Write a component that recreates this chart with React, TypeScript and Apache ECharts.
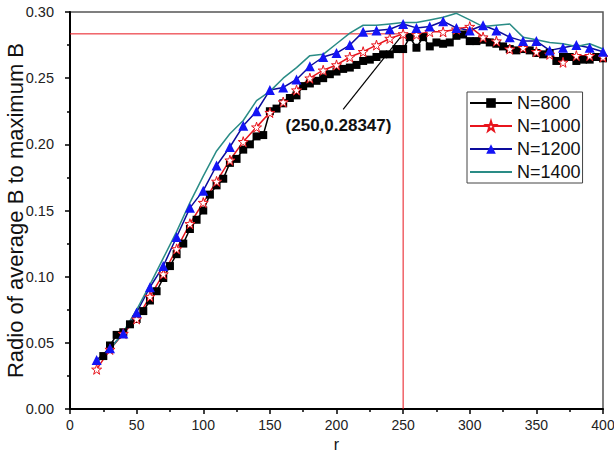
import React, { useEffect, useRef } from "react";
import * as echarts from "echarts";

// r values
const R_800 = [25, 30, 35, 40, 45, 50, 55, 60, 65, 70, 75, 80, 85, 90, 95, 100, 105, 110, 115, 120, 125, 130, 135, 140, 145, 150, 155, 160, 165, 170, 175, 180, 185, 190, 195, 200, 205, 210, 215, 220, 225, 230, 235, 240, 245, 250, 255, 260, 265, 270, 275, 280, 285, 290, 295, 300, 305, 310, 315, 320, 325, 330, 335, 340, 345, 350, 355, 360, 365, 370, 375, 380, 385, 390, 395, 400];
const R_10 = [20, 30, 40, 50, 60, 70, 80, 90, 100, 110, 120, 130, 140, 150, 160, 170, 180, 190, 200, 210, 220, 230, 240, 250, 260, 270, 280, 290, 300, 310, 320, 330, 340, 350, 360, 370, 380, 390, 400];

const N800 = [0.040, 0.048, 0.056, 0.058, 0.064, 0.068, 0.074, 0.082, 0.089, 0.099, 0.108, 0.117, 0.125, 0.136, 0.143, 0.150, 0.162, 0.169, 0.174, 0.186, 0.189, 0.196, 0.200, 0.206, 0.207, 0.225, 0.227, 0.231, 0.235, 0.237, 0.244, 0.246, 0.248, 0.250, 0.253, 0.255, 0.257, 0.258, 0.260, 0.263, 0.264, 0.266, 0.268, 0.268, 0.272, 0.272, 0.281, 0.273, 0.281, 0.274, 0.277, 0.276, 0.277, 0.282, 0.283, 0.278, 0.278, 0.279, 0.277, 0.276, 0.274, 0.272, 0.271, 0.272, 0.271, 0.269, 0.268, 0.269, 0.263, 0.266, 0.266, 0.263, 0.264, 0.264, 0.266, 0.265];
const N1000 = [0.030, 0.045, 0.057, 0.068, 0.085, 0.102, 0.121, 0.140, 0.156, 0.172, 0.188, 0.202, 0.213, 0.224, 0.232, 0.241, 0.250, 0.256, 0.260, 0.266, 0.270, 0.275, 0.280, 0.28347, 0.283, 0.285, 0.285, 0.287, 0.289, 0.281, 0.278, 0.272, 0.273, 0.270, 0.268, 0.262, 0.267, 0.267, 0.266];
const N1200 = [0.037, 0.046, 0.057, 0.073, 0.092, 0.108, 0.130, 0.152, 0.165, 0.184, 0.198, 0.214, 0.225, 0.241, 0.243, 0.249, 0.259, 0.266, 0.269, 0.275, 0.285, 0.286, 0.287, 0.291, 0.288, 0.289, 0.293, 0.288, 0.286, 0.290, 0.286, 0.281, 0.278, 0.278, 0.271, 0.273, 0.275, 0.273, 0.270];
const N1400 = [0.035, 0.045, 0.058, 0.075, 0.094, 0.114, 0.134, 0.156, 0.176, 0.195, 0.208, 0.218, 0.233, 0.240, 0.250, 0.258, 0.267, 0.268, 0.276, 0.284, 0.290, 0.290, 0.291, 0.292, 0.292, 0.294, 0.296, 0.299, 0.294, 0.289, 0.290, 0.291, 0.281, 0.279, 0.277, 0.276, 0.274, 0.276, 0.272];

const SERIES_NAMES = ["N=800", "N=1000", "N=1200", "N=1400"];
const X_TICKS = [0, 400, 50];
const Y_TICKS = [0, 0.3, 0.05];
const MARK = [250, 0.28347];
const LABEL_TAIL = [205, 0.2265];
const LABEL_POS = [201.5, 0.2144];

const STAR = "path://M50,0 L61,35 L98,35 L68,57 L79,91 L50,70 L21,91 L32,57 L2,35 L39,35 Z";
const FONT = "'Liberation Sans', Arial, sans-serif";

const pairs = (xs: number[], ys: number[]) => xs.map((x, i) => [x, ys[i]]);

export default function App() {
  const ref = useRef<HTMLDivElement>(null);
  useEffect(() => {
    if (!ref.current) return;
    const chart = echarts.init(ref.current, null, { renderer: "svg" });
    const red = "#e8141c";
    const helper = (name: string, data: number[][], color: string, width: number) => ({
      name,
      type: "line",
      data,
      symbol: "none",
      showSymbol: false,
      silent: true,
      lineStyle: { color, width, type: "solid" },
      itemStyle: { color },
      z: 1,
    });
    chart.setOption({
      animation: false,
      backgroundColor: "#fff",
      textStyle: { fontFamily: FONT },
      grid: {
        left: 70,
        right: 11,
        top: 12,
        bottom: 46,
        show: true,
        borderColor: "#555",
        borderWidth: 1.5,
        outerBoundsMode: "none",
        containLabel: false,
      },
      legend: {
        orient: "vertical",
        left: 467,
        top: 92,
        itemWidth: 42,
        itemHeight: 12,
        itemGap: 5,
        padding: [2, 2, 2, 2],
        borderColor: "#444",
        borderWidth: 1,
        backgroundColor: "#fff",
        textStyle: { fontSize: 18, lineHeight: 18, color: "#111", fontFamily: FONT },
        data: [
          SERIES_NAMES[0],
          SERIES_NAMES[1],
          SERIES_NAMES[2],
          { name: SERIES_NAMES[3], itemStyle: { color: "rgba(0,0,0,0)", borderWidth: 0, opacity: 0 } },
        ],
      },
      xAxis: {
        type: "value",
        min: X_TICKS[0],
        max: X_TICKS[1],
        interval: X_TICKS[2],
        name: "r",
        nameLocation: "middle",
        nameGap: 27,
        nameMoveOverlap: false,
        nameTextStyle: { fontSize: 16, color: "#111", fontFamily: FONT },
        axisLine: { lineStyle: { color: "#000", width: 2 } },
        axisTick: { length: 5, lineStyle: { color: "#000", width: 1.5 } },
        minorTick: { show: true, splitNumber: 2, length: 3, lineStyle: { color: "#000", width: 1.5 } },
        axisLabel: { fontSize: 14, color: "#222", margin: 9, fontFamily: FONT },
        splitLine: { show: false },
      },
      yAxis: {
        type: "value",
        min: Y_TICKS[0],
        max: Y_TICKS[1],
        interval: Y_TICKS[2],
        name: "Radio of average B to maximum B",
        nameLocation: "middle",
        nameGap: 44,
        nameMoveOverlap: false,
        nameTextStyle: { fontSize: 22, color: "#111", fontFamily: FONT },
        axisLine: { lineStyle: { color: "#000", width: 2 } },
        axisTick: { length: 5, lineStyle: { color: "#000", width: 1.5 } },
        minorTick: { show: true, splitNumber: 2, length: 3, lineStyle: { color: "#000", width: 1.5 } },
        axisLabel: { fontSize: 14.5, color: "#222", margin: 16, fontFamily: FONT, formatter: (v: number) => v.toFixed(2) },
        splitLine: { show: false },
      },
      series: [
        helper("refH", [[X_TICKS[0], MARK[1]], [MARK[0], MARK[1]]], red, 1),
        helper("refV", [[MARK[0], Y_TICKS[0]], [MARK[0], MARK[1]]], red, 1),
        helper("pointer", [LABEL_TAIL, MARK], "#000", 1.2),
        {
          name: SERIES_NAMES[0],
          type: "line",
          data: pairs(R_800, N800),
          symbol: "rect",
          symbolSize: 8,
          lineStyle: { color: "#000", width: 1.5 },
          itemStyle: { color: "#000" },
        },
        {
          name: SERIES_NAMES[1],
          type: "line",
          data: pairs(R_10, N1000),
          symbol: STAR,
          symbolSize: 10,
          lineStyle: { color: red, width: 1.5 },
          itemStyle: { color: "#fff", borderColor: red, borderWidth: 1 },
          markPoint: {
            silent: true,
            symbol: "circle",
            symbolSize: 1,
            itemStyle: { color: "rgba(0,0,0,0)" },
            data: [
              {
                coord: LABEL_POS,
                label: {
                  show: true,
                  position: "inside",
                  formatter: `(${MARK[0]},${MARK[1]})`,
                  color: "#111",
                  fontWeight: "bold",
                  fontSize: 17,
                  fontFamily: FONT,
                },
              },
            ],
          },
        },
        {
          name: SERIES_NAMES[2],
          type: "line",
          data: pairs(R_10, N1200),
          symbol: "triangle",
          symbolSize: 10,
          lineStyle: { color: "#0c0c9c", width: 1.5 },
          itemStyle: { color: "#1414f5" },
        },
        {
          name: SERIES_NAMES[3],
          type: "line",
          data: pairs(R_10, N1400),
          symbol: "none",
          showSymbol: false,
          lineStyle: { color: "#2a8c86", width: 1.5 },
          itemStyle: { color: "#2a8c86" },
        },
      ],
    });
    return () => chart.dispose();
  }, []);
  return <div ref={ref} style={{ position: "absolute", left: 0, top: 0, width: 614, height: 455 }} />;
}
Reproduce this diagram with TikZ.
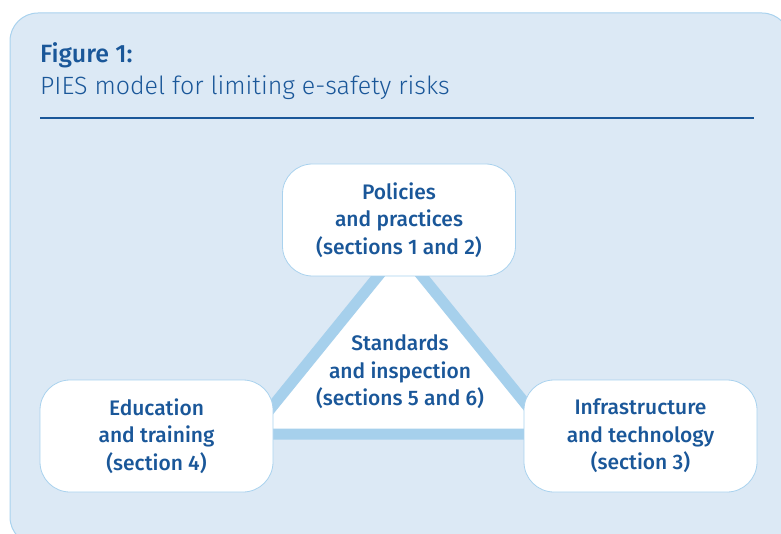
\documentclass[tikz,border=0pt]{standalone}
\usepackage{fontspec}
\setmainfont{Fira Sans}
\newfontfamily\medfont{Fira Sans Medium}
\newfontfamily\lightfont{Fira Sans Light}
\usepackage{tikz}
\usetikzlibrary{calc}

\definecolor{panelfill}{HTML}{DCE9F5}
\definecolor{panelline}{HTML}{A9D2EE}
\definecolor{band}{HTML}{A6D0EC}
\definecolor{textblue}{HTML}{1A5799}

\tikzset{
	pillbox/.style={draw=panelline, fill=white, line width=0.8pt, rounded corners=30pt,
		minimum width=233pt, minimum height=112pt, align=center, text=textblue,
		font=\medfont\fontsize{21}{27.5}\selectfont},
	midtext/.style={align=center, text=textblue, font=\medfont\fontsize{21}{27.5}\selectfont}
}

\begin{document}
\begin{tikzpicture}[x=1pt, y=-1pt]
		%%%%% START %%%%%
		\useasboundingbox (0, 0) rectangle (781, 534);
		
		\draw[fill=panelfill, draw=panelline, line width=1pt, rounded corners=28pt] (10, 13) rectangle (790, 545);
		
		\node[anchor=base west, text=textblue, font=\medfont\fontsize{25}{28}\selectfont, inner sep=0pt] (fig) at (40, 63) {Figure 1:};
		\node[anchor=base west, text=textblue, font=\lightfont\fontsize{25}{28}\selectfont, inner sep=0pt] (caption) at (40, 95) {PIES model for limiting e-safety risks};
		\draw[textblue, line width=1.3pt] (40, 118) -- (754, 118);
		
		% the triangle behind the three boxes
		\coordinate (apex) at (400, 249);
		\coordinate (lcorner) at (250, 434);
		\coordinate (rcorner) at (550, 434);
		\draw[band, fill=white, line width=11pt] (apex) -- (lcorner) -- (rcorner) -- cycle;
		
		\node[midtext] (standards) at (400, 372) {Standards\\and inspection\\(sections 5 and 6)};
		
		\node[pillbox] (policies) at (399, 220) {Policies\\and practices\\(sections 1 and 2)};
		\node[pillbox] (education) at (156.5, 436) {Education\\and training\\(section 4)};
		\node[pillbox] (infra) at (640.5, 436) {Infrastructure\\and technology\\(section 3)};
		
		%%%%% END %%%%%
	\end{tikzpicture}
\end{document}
= = = = =
◆ WHAT THE TASK ASKS ◆
Retype, word for word, only the lines from the one containing "Reproduce this diagram with TikZ." through the one containing "rectangle (790, 545);", both included, and leave out any pictures.

◆ THE ANSWER ◆
Reproduce this diagram with TikZ.
\documentclass[tikz,border=0pt]{standalone}
\usepackage{fontspec}
\setmainfont{Fira Sans}
\newfontfamily\medfont{Fira Sans Medium}
\newfontfamily\lightfont{Fira Sans Light}
\usepackage{tikz}
\usetikzlibrary{calc}

\definecolor{panelfill}{HTML}{DCE9F5}
\definecolor{panelline}{HTML}{A9D2EE}
\definecolor{band}{HTML}{A6D0EC}
\definecolor{textblue}{HTML}{1A5799}

\tikzset{
	pillbox/.style={draw=panelline, fill=white, line width=0.8pt, rounded corners=30pt,
		minimum width=233pt, minimum height=112pt, align=center, text=textblue,
		font=\medfont\fontsize{21}{27.5}\selectfont},
	midtext/.style={align=center, text=textblue, font=\medfont\fontsize{21}{27.5}\selectfont}
}

\begin{document}
\begin{tikzpicture}[x=1pt, y=-1pt]
		%%%%% START %%%%%
		\useasboundingbox (0, 0) rectangle (781, 534);
		
		\draw[fill=panelfill, draw=panelline, line width=1pt, rounded corners=28pt] (10, 13) rectangle (790, 545);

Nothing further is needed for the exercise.